Isn’t it fun sharing holidays and special events with people that drive you batshit insane?

There is one thing I have always wanted to do with friends who were forced/guilted into Family Obligations with the insane people that we call Relatives, when we all would rather hang out with our Own Kind ( Insane Friends of Insane Relatives.)

Conversational Bingo

This is just a graph to give an idea, but fill in the squares with topics you are sure to come up during the course of the event. Make the entire meal a game!

I dunno, in my family, my mom or I usually just goes “hey can we not talk about politics today? It gets everyone riled up. Let’s talk about more pleasant subject… so… [insert neutral topic here]”

Usually there’s some moaning but general agreement that it is a good idea to avoid politics on Thanksgiving.

You know, if they were cats, you could just squirt them with a water bottle.

Hey, that might be fun. Usually we just bet on which word will come out of Uncle David first, “nigger” or “faggot”.

That’s how I deal with my brother in law.

At Mother’s Day, my ILs (husband’s parents and brother and sister in law)wished me a happy day by making fun of the fact that I have Sirius radio so I can listen to Howard Stern, whom I love like third after my husband and son. I had a special code too. I told them their attitudes were what was making this country another Taliban and that I was about ready to go sit in the car till my husband and kid were done eating so we could go the fuck home. When I say that I mean “their attitudes were what was making this country another Taliban and that I was about ready to go sit in the car till my husband and kid were done eating so we could go the fuck home”.

We don’t call it Turkey Day around here because of the bird.

Really - my problem is the opposite. I’m happy for my MIL and BIL but if I have to be told how great it is to be a gay atheist one more time I am going to shove the specially prepared tofurkey down their throats.
(The MIL doesn’t give me that much anymore since I told her I really like banging her son [obviously, the straight one] and that was responsible for her grandkids.)

There are 2 people, one BIL and 1 friend, that I won’t ever agree on guns with. We all know it. It’s been that way for a long time. Any time the conversation goes that way I grin and say “you know, we decided years ago that we can’t agree on this. How about we skip to another topic.” They usually agree and nod, and we go talk about something else.

It’s always worked in one-on-one situations, but I’ve never tried it in a group.

What a quandry! Do the respective family members know that their rancor makes you uncomfortable? I think some families enjoy a good squabble as part of their ritual, but if their behavior drains the fun from the festivities, they need to back off.

Have you tried approaching them privately, long before The Big Day? Have you explained to them that watching them bicker is disheartening? Something along the lines of “Now, I know that you and LouAnn have different views on homosexuals, you argue about it every year.

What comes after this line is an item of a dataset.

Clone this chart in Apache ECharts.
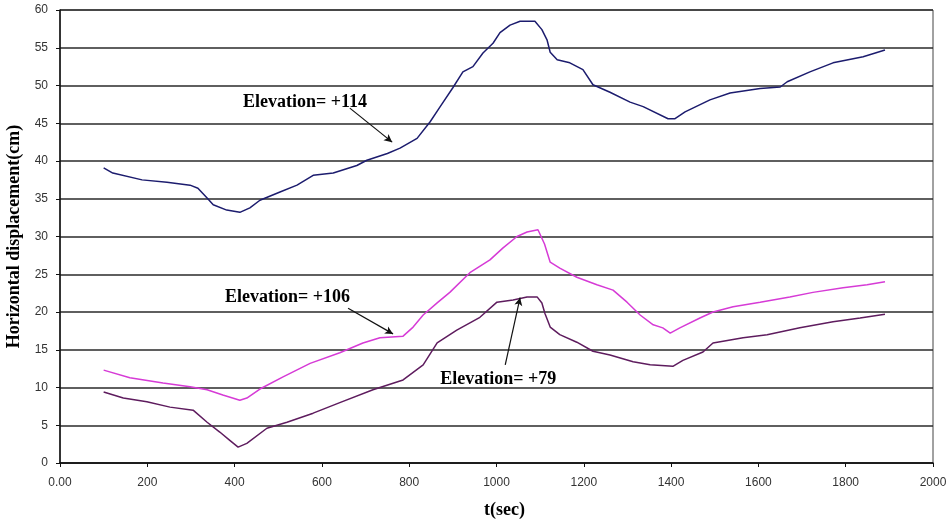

It makes me sad to see my family fighting. Could we let it go this time? Nobody has to change, we just need to coexist peacefully.”

They might not be able to stop completely, but perhaps you could get them to tone it down somewhat. Are you in the habit of being assertive with them? Our family has a Designated Doyenne of Diplomacy - perhaps your family has one as well, and s/he could tackle the topic on your behalf?

It’s the two A’s for me at my IL’s…alcohol and ativan. I know you’re not supposed to combine the two, but you don’t know my BIL’s wife.

It’s nice to have so many people with advice, even if much of it involves drugs of some kind. :stuck_out_tongue: I’m thinking that having several non-controversial topics of conversation for when there is a lull is a good idea. If that fails conversational bingo might be a good way to at least turn it into something entertaining.

What? No *Jews Are To Blame? *

What kind of slacking bigoted relatives are you associating with, Dung. Gotta have the hat trick of racial hatred. It’s a rule, or something.